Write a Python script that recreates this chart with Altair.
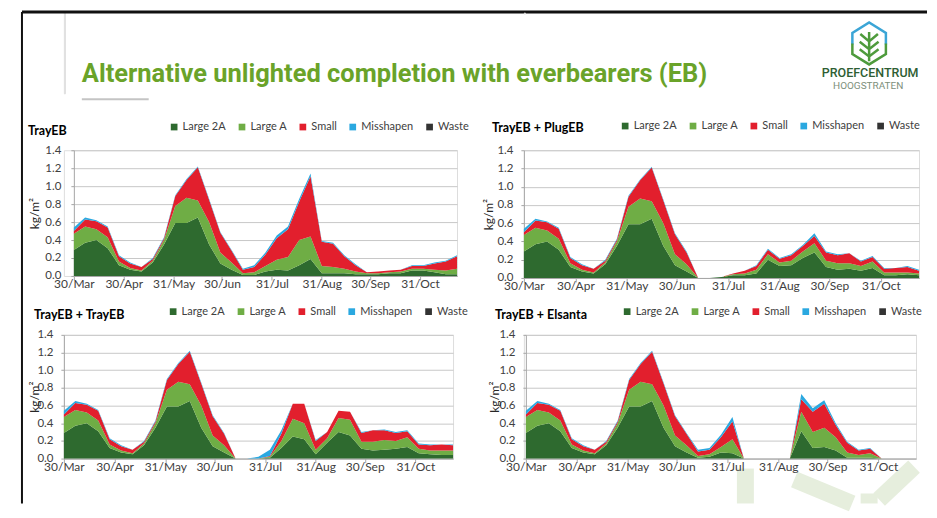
——
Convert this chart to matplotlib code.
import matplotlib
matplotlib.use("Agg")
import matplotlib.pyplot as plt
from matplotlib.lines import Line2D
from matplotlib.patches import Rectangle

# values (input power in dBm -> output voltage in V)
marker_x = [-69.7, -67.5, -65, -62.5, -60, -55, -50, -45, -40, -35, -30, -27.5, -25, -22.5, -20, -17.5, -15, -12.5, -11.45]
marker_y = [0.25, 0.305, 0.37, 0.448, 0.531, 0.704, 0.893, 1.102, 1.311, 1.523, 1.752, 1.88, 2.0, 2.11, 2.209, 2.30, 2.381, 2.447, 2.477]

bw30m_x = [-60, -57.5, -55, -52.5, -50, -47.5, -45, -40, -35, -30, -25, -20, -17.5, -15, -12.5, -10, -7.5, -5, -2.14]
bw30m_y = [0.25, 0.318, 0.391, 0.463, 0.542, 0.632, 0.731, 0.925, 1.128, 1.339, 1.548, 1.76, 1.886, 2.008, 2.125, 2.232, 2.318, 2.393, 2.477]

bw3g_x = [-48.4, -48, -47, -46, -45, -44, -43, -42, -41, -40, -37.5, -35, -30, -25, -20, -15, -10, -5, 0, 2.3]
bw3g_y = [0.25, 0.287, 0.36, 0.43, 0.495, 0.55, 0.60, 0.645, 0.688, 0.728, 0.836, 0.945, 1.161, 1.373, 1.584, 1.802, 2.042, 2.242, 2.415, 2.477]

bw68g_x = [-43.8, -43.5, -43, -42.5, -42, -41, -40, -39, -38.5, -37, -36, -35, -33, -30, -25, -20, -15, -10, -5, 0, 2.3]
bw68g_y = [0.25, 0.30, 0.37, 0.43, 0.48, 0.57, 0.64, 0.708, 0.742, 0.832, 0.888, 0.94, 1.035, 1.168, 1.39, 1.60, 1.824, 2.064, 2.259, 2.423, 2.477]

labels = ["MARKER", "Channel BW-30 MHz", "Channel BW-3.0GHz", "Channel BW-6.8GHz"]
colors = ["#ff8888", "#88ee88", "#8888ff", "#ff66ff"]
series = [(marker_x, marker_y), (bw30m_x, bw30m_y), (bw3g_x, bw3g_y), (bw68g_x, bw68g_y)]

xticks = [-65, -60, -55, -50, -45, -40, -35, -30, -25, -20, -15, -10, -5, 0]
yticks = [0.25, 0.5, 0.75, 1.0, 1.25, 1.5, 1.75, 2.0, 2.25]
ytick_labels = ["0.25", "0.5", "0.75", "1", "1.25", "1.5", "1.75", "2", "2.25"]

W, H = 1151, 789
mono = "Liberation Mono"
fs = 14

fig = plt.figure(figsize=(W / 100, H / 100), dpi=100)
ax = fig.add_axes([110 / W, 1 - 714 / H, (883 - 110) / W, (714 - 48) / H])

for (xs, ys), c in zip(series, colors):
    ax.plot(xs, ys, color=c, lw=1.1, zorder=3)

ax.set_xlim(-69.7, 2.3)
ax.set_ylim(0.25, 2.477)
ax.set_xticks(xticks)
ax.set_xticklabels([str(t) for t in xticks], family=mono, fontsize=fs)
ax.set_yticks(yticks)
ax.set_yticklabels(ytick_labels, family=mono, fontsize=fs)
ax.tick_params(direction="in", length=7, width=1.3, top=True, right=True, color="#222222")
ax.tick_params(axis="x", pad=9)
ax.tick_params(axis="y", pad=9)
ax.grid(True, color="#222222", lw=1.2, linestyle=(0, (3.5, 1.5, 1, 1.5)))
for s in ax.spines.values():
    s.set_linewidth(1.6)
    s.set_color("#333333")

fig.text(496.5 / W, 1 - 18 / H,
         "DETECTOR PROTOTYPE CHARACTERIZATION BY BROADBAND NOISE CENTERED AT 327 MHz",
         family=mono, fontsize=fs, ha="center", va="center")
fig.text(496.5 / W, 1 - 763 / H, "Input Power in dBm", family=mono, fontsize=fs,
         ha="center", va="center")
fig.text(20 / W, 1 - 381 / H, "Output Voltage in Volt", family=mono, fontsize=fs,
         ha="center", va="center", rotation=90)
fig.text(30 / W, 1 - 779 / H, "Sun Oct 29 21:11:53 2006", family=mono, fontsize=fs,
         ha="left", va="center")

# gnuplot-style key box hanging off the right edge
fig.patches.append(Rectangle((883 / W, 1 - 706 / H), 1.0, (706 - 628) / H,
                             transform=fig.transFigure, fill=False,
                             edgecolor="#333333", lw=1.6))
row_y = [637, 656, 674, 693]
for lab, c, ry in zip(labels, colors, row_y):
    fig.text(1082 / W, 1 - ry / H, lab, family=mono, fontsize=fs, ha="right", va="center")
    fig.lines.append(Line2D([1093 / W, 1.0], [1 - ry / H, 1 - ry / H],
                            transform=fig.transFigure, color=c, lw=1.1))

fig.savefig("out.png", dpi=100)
——
▶ **Set problem**:
Look above for the line containing "Convert this chart to matplotlib code.". Output from there through the line containing "2.381, 2.447, 2.477]", exactly and inclusively.

▶ **Written answer**:
Convert this chart to matplotlib code.
import matplotlib
matplotlib.use("Agg")
import matplotlib.pyplot as plt
from matplotlib.lines import Line2D
from matplotlib.patches import Rectangle

# values (input power in dBm -> output voltage in V)
marker_x = [-69.7, -67.5, -65, -62.5, -60, -55, -50, -45, -40, -35, -30, -27.5, -25, -22.5, -20, -17.5, -15, -12.5, -11.45]
marker_y = [0.25, 0.305, 0.37, 0.448, 0.531, 0.704, 0.893, 1.102, 1.311, 1.523, 1.752, 1.88, 2.0, 2.11, 2.209, 2.30, 2.381, 2.447, 2.477]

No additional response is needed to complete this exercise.